The destroyers in Spain are known as “forward deployed naval forces” (FDNF), as they enable the US Navy to provide more forward-based presence with fewer ships, and also cut down on the transit time when tackling a wide range of threats.

“Permanently forward-deploying four ships in Rota will enable us to be in the right place, not just at the right time, but all the time,” Navy Secretary Ray Mabus said, Defense News reported.

Russia may consider withdrawing from START treaty

In the meantime, if the US continues boosting its anti-missile capabilities through developing its missile defense system in Europe, Russia may eventually be forced to withdraw from the Strategic Arms Reduction Treaty (START), the Russian Foreign Ministry’s top disarmament official, Mikhail Ulyanov, has warned.

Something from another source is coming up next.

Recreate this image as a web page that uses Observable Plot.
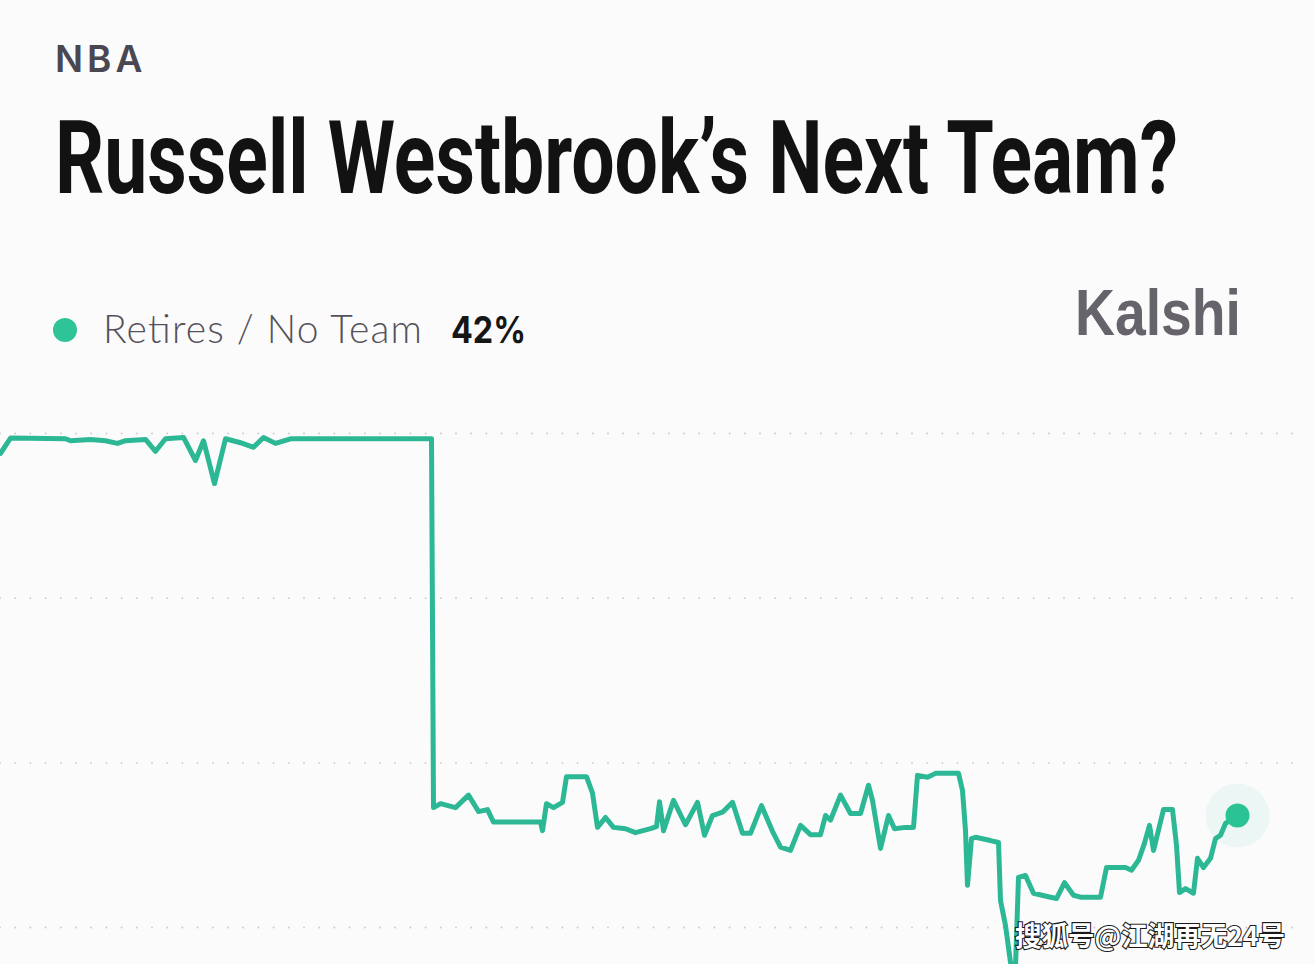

“We are concerned that the US is continuing to build up missile defense capability without considering the interests and concerns of Russia,” Ulyanov told Interfax. “Such a policy can undermine strategic stability and lead to a situation where Russia will be forced to exercise [its] right of withdrawal from the [START] treaty.”

Ulyanov said that the legal basis for Moscow to scrap the START treaty is legislated for within the text of the agreement, which Russia says it has so far fully implemented. In certain exceptional cases, involving a known threat to national security, both Russia and the US have the option to quit the treaty.

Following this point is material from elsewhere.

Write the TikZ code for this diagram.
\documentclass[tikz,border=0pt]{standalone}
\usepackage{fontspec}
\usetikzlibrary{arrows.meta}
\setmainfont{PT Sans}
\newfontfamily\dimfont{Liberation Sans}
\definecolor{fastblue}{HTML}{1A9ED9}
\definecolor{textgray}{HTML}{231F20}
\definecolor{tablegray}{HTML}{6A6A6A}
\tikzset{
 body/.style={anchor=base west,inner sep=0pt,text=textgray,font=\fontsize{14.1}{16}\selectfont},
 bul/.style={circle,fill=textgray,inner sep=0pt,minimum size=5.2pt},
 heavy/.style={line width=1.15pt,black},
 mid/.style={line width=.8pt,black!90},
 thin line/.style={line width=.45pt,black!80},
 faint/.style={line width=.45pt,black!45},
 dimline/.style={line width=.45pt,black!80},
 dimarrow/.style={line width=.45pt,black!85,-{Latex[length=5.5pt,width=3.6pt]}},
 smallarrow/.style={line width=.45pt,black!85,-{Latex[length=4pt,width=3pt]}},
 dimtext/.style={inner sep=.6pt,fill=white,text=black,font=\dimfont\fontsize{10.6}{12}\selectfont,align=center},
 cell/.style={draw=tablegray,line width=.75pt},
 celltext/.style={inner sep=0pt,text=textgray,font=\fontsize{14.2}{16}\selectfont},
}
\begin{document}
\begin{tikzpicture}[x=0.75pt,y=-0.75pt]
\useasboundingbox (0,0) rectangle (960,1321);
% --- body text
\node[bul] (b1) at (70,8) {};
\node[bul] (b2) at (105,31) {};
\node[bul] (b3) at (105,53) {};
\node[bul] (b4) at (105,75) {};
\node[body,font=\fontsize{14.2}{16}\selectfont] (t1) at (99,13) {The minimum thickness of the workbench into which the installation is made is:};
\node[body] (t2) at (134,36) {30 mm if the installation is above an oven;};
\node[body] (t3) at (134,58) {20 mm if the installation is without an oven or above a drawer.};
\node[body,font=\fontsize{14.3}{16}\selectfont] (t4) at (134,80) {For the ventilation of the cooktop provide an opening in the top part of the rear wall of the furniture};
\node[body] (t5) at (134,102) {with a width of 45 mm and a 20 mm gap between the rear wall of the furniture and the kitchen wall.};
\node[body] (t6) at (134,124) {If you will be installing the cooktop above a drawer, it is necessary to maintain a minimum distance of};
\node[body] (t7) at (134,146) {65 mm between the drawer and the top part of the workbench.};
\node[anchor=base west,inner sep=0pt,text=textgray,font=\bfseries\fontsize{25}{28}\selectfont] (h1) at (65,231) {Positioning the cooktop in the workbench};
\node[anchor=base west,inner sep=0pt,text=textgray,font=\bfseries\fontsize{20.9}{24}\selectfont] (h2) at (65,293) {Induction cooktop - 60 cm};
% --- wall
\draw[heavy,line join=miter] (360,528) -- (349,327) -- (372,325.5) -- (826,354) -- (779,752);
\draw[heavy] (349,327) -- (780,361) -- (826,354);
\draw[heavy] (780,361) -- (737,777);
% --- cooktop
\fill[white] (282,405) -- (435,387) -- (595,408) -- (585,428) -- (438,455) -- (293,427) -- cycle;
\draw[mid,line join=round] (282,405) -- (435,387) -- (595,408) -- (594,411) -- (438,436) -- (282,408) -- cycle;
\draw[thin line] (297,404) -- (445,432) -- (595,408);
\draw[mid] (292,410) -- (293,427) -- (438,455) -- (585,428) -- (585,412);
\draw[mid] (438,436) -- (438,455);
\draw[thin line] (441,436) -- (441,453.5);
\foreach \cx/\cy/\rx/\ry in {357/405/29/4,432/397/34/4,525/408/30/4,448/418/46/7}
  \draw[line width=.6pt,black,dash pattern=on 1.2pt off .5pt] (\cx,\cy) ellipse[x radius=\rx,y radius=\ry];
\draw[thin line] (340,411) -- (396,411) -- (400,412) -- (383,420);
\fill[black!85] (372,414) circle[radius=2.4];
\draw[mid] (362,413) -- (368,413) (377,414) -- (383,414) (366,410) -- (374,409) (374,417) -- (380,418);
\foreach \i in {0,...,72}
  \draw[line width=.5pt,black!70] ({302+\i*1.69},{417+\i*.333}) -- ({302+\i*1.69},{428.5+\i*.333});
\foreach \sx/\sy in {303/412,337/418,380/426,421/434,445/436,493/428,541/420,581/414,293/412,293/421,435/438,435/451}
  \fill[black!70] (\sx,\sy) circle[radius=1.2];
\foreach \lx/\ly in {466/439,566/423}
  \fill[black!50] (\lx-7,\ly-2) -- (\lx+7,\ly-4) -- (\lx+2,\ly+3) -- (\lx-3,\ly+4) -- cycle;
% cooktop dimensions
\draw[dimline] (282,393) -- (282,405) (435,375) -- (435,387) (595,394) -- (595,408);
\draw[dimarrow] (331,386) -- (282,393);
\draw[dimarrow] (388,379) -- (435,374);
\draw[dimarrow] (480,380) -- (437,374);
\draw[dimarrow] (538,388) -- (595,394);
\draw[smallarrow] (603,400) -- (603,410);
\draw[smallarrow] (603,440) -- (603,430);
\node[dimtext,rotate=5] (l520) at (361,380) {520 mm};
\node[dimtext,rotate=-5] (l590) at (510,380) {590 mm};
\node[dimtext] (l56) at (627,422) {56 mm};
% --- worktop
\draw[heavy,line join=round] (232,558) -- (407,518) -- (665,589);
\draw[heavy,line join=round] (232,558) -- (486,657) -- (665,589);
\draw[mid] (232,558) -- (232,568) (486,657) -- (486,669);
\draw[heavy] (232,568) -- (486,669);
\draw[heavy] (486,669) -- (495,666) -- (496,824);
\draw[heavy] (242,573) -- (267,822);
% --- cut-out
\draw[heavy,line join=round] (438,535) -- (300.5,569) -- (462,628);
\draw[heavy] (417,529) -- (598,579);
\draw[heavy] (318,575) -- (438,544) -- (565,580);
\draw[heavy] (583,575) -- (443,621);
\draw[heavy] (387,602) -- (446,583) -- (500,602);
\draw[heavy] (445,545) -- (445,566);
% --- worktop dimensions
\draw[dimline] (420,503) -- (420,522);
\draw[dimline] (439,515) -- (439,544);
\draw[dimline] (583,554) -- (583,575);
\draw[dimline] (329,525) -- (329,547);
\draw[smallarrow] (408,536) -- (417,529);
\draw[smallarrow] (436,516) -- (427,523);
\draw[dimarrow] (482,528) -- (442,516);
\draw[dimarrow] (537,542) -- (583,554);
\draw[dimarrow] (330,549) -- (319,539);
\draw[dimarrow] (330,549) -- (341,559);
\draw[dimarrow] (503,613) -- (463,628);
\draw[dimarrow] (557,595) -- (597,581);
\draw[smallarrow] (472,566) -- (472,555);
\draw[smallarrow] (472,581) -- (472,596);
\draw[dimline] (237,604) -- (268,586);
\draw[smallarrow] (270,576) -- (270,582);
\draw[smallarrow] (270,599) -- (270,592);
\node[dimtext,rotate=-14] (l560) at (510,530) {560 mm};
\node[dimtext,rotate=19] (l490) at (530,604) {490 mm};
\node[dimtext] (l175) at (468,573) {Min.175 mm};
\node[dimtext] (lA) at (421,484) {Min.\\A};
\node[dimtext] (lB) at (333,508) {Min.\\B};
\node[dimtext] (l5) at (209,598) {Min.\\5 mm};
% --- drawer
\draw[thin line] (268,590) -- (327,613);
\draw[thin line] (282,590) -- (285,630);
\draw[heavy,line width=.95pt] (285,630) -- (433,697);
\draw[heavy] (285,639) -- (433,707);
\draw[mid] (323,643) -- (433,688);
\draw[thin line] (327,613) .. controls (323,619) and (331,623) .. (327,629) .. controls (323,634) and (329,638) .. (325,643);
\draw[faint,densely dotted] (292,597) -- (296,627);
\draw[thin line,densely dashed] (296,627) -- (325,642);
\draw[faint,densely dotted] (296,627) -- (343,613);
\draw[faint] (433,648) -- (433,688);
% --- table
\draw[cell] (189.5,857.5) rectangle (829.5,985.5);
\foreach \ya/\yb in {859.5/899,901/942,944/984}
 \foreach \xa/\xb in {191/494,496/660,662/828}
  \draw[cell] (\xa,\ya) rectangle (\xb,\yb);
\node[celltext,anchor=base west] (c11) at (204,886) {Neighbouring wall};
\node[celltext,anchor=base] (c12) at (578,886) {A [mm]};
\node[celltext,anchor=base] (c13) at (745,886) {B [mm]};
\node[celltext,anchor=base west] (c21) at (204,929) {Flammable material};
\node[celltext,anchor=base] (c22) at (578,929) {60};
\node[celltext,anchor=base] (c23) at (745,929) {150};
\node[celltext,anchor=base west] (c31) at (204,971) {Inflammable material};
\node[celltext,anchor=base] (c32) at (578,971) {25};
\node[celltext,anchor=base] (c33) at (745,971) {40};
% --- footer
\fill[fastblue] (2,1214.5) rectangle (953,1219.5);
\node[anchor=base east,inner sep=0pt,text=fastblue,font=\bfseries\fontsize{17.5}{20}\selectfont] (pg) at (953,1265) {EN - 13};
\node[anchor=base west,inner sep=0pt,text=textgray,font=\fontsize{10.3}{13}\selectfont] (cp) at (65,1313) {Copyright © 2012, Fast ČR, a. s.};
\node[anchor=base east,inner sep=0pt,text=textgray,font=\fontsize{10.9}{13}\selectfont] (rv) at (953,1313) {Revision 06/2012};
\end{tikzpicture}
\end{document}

“The statement on missile defense made by the Russian side on April 8, 2010, at the signing of the START Treaty, explicitly states that such exceptional circumstances include the build-up of missile defense systems by the United States, which threatens the potential of Russian Federation’s strategic nuclear forces,” Ulyanov said. “A similar [regulation] is contained in the Federal Law on the Ratification of the New START treaty.”

Ulyanov said that “at the current stage” Russian experts estimate that the US missile defense system “has not yet reached a level that would represent a threat to the efficiency of Russian strategic deterrence forces.”

Moscow hopes to eventually come to terms with Washington on the issue of European missile shield, Ulyanov said. “Such a chance, of course, remains, but everything depends on the political will of the US.”

The New START Treaty was signed between US and Russia in April 2010 and entered into force after ratification in February 2011. It is planned to last until at least 2021.